地元レッドブルリンクで行われたオーストリアGPで、レッドブルは1点しか獲得できず一敗地に塗れた。レース後に視察に訪れていたオーナーのディートリッヒ・マテシッツが、ルノーのパワーユニットを「最低の性能」と痛烈に批判した。
この突然のレッドブルとルノーの関係悪化に驚く者は少なくない。なぜなら彼らは、つい2年前まではドライバーズ選手権とコンストラクターズ選手権を4連覇し、良好な関係を築いているように見えていたからだ。
堪忍袋の緒が切れたルノー。
しかし、ルノーに近い関係者によれば「すでにそのときから、両社に隙間風は吹いていた」という。というのも「数々の栄光を収めてきたときでさえ、レッドブルはその要因を車体性能の高さだと自慢し、レースに負けるとルノー・エンジンのパワー不足を理由に挙げていた」からだ。

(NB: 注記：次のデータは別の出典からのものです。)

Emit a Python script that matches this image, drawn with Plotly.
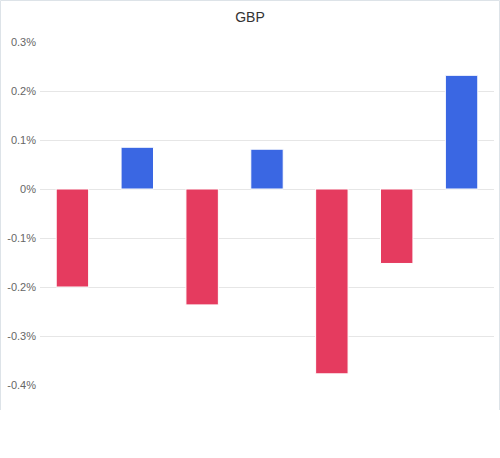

屈辱的な批判を受け続けてきたルノー側は、ついに堪忍袋の緒が切れた。
CEOのカルロス・ゴーンが「エンジン供給者としてF1に関わる時代は終わった」と、2016年まで契約が残っているレッドブルに対して決別宣言ともとれるコメントを発し、ロータスを買収してチームとして参戦していく決意を示した。
この時点でレッドブルには、まだ余裕があった。なぜなら彼らは自らの車体性能に自信があり、自分たちとパートナーを組むメーカーがあると信じて疑わなかったからだ。ところが事態は、レッドブルが思い描いたとおりには進まなかった。